When in the middle of your normal drive you get interrupted by severe shaking or vibrations, you could be driving through an earthquake. Just recently, some parts of the country experienced a magnitude 7 earthquake. An earthquake could strike anytime and anywhere without prior notice. That is why it’s important that you know what to do in case you are still on the road and this unfortunate event happened.

 

What Earthquake Feels Like When you are on Your Truck

Shaking and vibrations are just normal especially if you are towing a heavy trailer. Many truckers who’ve driven through an earthquake would tell you that it takes time for them to realize it’s earthquake and not just their truck. Those who experienced it recounted that if feels like something is wrong with your truck. You may feel a sudden jolt followed by shaking that will make it difficult to drive in a straight line. It may also feel like you are driving with flat tires. 

If you still doubt it’s an earthquake, observe your surroundings, You may notice trees swaying even if there’s no strong wind. Depending on the magnitude, posts, streetlights and other road structures may also start to sway. Cracks could also begin to form on the road. 

Earthquakes typically last for just a couple of minutes with the strong shaking less than a minute. However, what you should be careful of is the strong aftershocks after the earthquake. 

 

What to do if an earthquake happens while you are on the road?

1. Find a safe place and pull over

Find a safe place and pull over to the side of the road and set the parking brake.  A safe place is an open area, away from tall trees, posts, power lines and other structures that could fall. It should also be away from slopes as it could come down in a landslide. An open area next to the sea is not a safe place as well because of the possibility of tsunami. Avoid parking on bridges and overpasses as well as they may collapse if the earthquake is too strong. 

If your surroundings are safe, stay in your vehicle until the shaking subsides. Turn your local radio or if you have access to the internet, check online for any information on the magnitude and epicenter of the earthquake. Anything that is over magnitude 5 is likely to cause damage, which could prevent you from proceeding to your destination.

2. Check your cargo after the earthquake is over

If it is safe to proceed check your cargo first before hitting the road again. Shaking may cause the cargo to shift or be displaced which in turn can cause an accident when you’re on the road. Make sure that the equipment or whatever it is that you are towing is still in place and properly secured.

3. Proceed with extra caution

Once the earthquake has stopped, proceed with extra caution.
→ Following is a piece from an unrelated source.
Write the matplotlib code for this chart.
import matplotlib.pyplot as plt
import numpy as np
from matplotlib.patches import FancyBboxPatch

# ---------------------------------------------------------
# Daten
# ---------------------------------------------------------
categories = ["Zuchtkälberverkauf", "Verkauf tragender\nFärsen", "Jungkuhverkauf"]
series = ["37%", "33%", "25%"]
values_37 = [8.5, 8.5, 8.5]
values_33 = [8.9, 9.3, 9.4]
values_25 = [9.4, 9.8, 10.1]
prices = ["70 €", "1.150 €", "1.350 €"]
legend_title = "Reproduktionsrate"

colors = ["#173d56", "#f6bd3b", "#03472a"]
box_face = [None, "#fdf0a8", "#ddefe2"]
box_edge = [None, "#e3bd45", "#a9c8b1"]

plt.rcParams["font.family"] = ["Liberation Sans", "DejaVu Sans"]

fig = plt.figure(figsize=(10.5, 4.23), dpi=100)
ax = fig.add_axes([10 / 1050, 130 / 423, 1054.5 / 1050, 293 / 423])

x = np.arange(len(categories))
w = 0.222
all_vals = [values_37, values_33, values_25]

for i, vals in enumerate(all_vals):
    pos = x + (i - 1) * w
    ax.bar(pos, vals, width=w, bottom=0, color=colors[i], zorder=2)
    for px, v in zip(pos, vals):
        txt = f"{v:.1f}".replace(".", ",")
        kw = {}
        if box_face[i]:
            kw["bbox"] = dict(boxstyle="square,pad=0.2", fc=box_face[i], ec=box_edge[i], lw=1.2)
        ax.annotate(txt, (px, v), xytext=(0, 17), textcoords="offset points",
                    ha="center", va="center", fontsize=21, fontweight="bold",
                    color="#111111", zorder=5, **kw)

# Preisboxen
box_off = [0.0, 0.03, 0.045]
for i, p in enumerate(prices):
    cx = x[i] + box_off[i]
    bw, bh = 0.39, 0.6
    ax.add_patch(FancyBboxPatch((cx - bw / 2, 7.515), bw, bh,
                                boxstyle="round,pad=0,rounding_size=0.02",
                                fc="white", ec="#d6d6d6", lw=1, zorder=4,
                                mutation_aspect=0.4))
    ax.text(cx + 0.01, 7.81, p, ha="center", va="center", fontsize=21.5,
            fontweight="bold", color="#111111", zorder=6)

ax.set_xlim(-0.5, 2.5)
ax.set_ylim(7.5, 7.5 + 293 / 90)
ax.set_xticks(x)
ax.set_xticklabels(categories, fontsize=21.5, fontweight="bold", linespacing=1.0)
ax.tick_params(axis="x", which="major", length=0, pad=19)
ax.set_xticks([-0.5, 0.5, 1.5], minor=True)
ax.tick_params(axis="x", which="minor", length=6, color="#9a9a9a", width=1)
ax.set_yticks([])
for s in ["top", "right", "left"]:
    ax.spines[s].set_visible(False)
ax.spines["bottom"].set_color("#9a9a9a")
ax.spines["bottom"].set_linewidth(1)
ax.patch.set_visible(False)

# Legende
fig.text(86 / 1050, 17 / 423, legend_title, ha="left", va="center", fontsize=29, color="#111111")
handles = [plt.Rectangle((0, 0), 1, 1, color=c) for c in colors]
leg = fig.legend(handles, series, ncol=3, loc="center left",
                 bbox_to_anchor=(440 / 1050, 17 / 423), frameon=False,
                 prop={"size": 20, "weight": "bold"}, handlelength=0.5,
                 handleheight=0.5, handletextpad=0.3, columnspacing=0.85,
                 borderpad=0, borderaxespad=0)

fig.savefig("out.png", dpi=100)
Avoid passing bridges, ramps, overpasses and roads that might have suffered damage. 

 

Other Safety Tips

Tip 1. In the event of any emergency including earthquakes, avoid making voice calls to contact a person. A good alternative is to send a text message as it uses less bandwidth and it is faster to send even to several people.  Since you can’t text while driving, it’s a good idea to do this once you already parked in a safe place.
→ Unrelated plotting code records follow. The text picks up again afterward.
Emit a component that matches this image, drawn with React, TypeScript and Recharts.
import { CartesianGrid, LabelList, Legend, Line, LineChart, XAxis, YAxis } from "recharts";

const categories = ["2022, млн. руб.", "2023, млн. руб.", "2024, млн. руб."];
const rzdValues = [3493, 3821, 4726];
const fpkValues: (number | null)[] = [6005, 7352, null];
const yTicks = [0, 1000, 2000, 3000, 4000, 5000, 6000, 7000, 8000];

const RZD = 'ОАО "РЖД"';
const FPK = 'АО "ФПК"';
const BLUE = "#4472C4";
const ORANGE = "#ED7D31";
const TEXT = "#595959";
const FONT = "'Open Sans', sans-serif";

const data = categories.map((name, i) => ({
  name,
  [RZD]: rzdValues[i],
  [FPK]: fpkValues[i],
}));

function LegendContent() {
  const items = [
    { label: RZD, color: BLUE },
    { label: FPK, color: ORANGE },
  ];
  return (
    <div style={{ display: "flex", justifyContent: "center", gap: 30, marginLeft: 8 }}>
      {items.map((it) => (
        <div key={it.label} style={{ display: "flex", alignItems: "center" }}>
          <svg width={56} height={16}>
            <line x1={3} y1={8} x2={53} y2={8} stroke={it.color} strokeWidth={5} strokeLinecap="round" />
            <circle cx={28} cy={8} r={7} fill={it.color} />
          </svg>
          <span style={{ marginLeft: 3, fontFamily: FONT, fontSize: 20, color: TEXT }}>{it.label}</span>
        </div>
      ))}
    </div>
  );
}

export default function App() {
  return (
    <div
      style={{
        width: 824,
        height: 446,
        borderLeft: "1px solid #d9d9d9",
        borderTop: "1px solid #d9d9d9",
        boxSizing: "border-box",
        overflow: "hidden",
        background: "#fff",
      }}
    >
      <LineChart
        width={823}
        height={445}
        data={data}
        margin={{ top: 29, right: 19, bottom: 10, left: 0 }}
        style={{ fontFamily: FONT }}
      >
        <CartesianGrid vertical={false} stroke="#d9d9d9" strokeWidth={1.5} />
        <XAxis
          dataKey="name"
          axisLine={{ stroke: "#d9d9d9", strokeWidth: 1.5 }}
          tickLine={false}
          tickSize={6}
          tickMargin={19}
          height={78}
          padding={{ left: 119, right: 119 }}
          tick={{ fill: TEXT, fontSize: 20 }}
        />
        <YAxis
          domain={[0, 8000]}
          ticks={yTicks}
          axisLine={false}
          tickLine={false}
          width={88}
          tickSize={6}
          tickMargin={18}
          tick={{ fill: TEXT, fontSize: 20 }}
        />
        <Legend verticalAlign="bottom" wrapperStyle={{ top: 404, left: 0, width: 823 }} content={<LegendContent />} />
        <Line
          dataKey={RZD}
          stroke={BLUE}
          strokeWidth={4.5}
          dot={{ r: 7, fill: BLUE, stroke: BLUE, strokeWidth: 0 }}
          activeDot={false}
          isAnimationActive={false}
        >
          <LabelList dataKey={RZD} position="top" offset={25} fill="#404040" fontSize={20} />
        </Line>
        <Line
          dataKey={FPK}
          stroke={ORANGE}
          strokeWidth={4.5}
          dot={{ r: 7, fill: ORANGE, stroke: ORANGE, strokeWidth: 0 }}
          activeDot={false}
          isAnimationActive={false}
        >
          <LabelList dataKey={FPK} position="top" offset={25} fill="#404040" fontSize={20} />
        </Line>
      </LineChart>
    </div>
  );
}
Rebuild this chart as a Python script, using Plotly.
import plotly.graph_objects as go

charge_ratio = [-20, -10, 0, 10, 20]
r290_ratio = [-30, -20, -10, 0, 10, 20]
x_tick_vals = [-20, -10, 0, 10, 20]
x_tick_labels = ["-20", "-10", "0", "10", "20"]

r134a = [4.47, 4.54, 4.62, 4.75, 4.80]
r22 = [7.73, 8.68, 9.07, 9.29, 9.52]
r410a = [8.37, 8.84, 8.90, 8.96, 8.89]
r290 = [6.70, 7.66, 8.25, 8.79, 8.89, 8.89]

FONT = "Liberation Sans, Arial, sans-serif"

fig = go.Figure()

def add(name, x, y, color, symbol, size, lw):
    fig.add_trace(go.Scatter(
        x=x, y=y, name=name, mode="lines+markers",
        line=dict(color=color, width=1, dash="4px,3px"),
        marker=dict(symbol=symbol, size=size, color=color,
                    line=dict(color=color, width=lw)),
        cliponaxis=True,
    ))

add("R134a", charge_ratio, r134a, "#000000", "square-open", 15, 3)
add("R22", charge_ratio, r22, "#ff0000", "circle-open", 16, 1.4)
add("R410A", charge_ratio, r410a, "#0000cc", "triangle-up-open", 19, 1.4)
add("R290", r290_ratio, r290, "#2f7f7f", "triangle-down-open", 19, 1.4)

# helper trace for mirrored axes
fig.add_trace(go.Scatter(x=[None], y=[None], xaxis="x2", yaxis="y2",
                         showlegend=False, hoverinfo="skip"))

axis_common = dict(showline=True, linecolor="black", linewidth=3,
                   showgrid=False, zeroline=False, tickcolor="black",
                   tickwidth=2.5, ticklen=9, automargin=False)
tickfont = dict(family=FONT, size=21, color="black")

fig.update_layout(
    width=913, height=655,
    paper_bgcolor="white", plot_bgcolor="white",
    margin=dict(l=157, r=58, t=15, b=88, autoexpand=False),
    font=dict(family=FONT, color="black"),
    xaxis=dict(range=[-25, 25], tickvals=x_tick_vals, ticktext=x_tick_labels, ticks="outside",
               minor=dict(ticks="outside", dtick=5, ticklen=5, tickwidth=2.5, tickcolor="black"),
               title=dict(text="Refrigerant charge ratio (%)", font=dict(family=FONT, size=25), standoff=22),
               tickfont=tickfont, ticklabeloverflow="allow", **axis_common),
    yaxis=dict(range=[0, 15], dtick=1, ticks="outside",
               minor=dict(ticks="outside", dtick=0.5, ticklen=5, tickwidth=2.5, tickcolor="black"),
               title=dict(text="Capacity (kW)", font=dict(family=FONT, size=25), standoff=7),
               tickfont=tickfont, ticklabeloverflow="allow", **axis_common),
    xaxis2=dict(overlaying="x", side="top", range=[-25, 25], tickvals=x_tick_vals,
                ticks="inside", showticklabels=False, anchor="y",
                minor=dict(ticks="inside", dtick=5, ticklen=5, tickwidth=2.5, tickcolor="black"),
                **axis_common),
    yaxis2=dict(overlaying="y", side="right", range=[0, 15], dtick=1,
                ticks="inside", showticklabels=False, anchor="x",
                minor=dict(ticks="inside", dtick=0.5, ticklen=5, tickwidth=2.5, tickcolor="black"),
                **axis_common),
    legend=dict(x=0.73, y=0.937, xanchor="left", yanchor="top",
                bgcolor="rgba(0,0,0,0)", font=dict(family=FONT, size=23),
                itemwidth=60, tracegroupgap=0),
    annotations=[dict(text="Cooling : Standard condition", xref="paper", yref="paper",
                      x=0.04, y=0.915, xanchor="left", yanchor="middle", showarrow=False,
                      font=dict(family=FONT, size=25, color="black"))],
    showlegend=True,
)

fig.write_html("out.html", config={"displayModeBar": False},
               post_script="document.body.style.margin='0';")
Tip 2. If you managed to park in a safe location, stay inside the car with your seatbelt on until the earthquake is over. Only leave the vehicle when staying inside will more likely cause immediate threat.

Tip 3. While inside your vehicle, turn your radio on. The local networks will most likely broadcast regular updates on the current situation. Do not continue driving until you can confirm it is safe to do so.

Tip 4. Don’t drive over fallen power lines. If you see one, contact the local authorities.

Tip 5. Don’t forget that there’s still the threat of aftershocks that will cause the ground to shake or crack even further. If you are driving in a mountainous area, be aware of the possibility of landslides.

 

Earthquake Survival Kit for Truckers

As earthquake is unpredictable, preparedness is key to survival. One way to keep yourself prepared is to keep an earthquake survival kit in your vehicle. 

Your earthquake survival kit should include:

  • First aid kit
  • Flashlight with spare batteries
  • Bottles of water
  • Handheld radio
  • Map of the local area
  • Prescription medicine if you have a condition
  • Sleeping bag

 

While we don’t want to experience it, there’s nothing wrong with being prepared for an earthquake. It’s important to remember that your life is more important than your vehicle or trailer. So when worse comes to worst, don’t hesitate to leave them and go to a safer place.